The Fairfield Art Association is featuring Selections from Its Permanent Collection in the Main Gallery at the Fairfield Arts & Convention Center, with an opening reception from 6–8 p.m. on Friday, September 2.
A Print Returns to the Collection
Included in the exhibit is a newly acquired intaglio print, Lady in Blue, by internationally known maestro of printmaking Mauricio Lasansky. The over six-foot-tall print was produced in 1967. It joins three other Lasansky prints in the FAA collection. Coincidentally, this print and another titled The Artist Approaching Middle Age were featured in a 1969 FAA exhibit that was proclaimed “one of the most outstanding art exhibits in the state of Iowa” at the time.
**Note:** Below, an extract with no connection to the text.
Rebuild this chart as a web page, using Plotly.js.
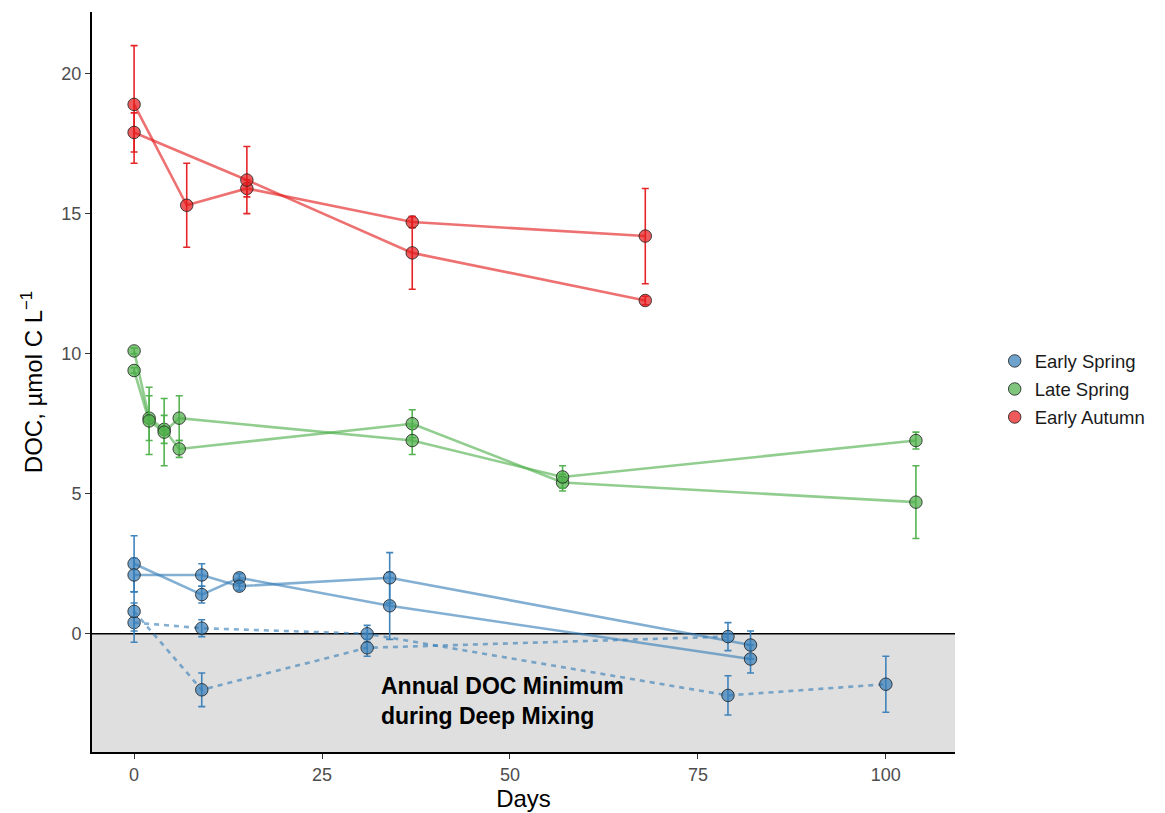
<!DOCTYPE html>
<html>
<head>
<meta charset="utf-8">
<script src="https://cdn.plot.ly/plotly-3.0.1.min.js"></script>
<style>html,body{margin:0;padding:0;background:#fff;}#chart{width:1165px;height:813px;}</style>
</head>
<body>
<div id="chart"></div>
<script>
// ---------- Data ----------
// Early Spring (solid replicates)
const esSolidDays = [0, 9, 14, 34, 82];
const esSolidA = [2.5, 1.4, 2.0, 1.0, -0.9];
const esSolidAErr = [1.0, 0.3, 0.15, 1.2, 0.5];
const esSolidB = [2.1, 2.1, 1.7, 2.0, -0.4];
const esSolidBErr = [0.6, 0.4, 0.15, 0.9, 0.5];
// Early Spring (dashed replicates)
const esDashDaysA = [0, 9, 31, 79, 100];
const esDashA = [0.4, 0.2, 0.0, -2.2, -1.8];
const esDashAErr = [0.7, 0.3, 0.3, 0.7, 1.0];
const esDashDaysB = [0, 9, 31, 79];
const esDashB = [0.8, -2.0, -0.5, -0.1];
const esDashBErr = [0.7, 0.6, 0.3, 0.5];
// Late Spring
const lsDays = [0, 2, 4, 6, 37, 57, 104];
const lsA = [10.1, 7.7, 7.3, 6.6, 7.5, 5.4, 4.7];
const lsAErr = [0.1, 0.8, 0.5, 0.3, 0.5, 0.3, 1.3];
const lsB = [9.4, 7.6, 7.2, 7.7, 6.9, 5.6, 6.9];
const lsBErr = [0.1, 1.2, 1.2, 0.8, 0.5, 0.4, 0.3];
// Early Autumn
const eaDaysA = [0, 7, 15, 37, 68];
const eaA = [18.9, 15.3, 15.9, 14.7, 14.2];
const eaAErr = [2.1, 1.5, 0.3, 0.2, 1.7];
const eaDaysB = [0, 15, 37, 68];
const eaB = [17.9, 16.2, 13.6, 11.9];
const eaBErr = [0.7, 1.2, 1.3, 0.15];

const seasonNames = ["Early Spring", "Late Spring", "Early Autumn"];
const xTicks = [0, 25, 50, 75, 100];
const yTicks = [0, 5, 10, 15, 20];

// ---------- Styles ----------
const colors = {
  "Early Spring": "55,126,184",
  "Late Spring": "77,175,74",
  "Early Autumn": "228,26,28"
};
const FONT = "Liberation Sans, Arial, Helvetica, sans-serif";

const series = [
  {season: "Early Spring", x: esSolidDays, y: esSolidA, e: esSolidAErr, dash: "solid"},
  {season: "Early Spring", x: esSolidDays, y: esSolidB, e: esSolidBErr, dash: "solid"},
  {season: "Early Spring", x: esDashDaysA, y: esDashA, e: esDashAErr, dash: "dash"},
  {season: "Early Spring", x: esDashDaysB, y: esDashB, e: esDashBErr, dash: "dash"},
  {season: "Late Spring", x: lsDays, y: lsA, e: lsAErr, dash: "solid"},
  {season: "Late Spring", x: lsDays, y: lsB, e: lsBErr, dash: "solid"},
  {season: "Early Autumn", x: eaDaysA, y: eaA, e: eaAErr, dash: "solid"},
  {season: "Early Autumn", x: eaDaysB, y: eaB, e: eaBErr, dash: "solid"}
];

const traces = [];
// lines first
series.forEach(s => {
  const c = colors[s.season];
  traces.push({
    x: s.x, y: s.y, type: "scatter", mode: "lines",
    line: {color: "rgba(" + c + ",0.62)", width: 2.6, dash: s.dash === "dash" ? "5px,5px" : "solid"},
    showlegend: false, hoverinfo: "skip", legendgroup: s.season
  });
});
// markers with error bars
const shown = {};
series.forEach(s => {
  const c = colors[s.season];
  const first = !shown[s.season];
  shown[s.season] = true;
  traces.push({
    x: s.x, y: s.y, type: "scatter", mode: "markers", name: s.season,
    legendgroup: s.season, showlegend: first,
    legendrank: seasonNames.indexOf(s.season) + 1,
    marker: {size: 12.5, color: "rgba(" + c + ",0.72)", line: {color: "rgba(30,30,30,0.8)", width: 1}},
    error_y: {type: "data", array: s.e, visible: true, color: "rgba(" + c + ",0.95)", thickness: 1.6, width: 3.5}
  });
});

const layout = {
  width: 1165, height: 813,
  paper_bgcolor: "#ffffff", plot_bgcolor: "#ffffff",
  margin: {l: 92, r: 210, t: 12, b: 61},
  font: {family: FONT, color: "#1a1a1a"},
  xaxis: {
    range: [-5.6, 109.2], tickvals: xTicks, ticktext: xTicks.map(String),
    showgrid: false, zeroline: false, showline: true, linecolor: "#000", linewidth: 2,
    ticks: "outside", ticklen: 5, tickwidth: 1, tickcolor: "#333",
    tickfont: {size: 18, color: "#4d4d4d", family: FONT},
    title: {text: "Days", font: {size: 24, color: "#000", family: FONT}, standoff: 6}
  },
  yaxis: {
    range: [-4.22, 22.2], tickvals: yTicks, ticktext: yTicks.map(String),
    showgrid: false, zeroline: false, showline: true, linecolor: "#000", linewidth: 2,
    ticks: "outside", ticklen: 5, tickwidth: 1, tickcolor: "#333",
    tickfont: {size: 18, color: "#4d4d4d", family: FONT},
    title: {text: "DOC, µmol C L<sup>−1</sup>", font: {size: 24, color: "#000", family: FONT}, standoff: 12}
  },
  shapes: [
    {type: "rect", xref: "paper", yref: "y", x0: 0, x1: 1, y0: -4.22, y1: 0,
     fillcolor: "#dfdfdf", line: {width: 0}, layer: "below"},
    {type: "line", xref: "paper", yref: "y", x0: 0, x1: 1, y0: 0, y1: 0,
     line: {color: "#000", width: 1.5}, layer: "below"}
  ],
  annotations: [
    {x: 32.6, y: -2.4, xref: "x", yref: "y", xanchor: "left", yanchor: "middle", align: "left",
     showarrow: false, text: "<b>Annual DOC Minimum<br>during Deep Mixing</b>",
     font: {size: 23, color: "#000", family: FONT}}
  ],
  legend: {
    x: 1.046, y: 0.49, xanchor: "left", yanchor: "middle",
    font: {size: 18.5, color: "#1a1a1a", family: FONT},
    traceorder: "grouped", tracegroupgap: 1, bgcolor: "rgba(0,0,0,0)", itemwidth: 30
  },
  showlegend: true
};

Plotly.newPlot("chart", traces, layout, {displayModeBar: false, staticPlot: true});
</script>
</body>
</html>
During that exhibit, FAA purchased the Lasansky self-portrait and Iowa State Bank purchased Lady in Blue. Recently, Iowa State Bank donated it back to FAA after 53 years. The third FAA-owned Lasansky, Boy with Burro, was presented by the Iowa Arts Council in 1972.
An Innovative Printmaker
Lasansky was born in 1914 in Buenos Aires, Argentina, to Eastern European Jewish immigrants, and studied at the Superior School of Fine Arts before moving to New York in 1943. The artist accepted a teaching position at the University of Iowa in 1945, where he taught until 1984 and helped establish the first MFA program in the U.S. He died in 2012 in Iowa City.
Considered a legendary printmaker, Lasansky’s works are in the collections of the Art Institute of Chicago, Museum of Modern Art in New York, National Gallery of Art in Washington, D.C., Cleveland Museum of Art, and Philadelphia Museum of Art, among others.
Lasansky was known for his innovative use of drypoint, intaglio, and multiple plates to produce richly worked portraits, figurative abstractions, depictions of public and historical figures, scenes of farmers, and images of the Holocaust. Lasansky was influenced by the work of Francisco Goya, El Greco, Stanley William Hayter, Pablo Picasso, and Marc Chagall.
The famed printmaker had six children, all artists in their individual fields, and now his grandchildren are becoming recognized as well. His son Tomás Lasansky and his wife Charlie have been lifelong artists in Iowa City and are exhibiting at the Cedar Rapids Museum of Art through September 11.
Other Works in the Exhibition
The FAA is showing five other Iowa artists from its permanent collection, all accomplished and widely recognized. Included are painterly artist Anne Hovey, who lived in Fairfield for a few years before moving to Des Moines; Arthur Benoit, a watercolorist from Marsalltown; Ray Frederick, well-known for his textured acrylics; M. J. Kitzman, who was known for his creations of human struggle and torment, and Stan Hess, a professor of art at Drake University from 1951-85 who was recognized for his dry, graphic, surreal style.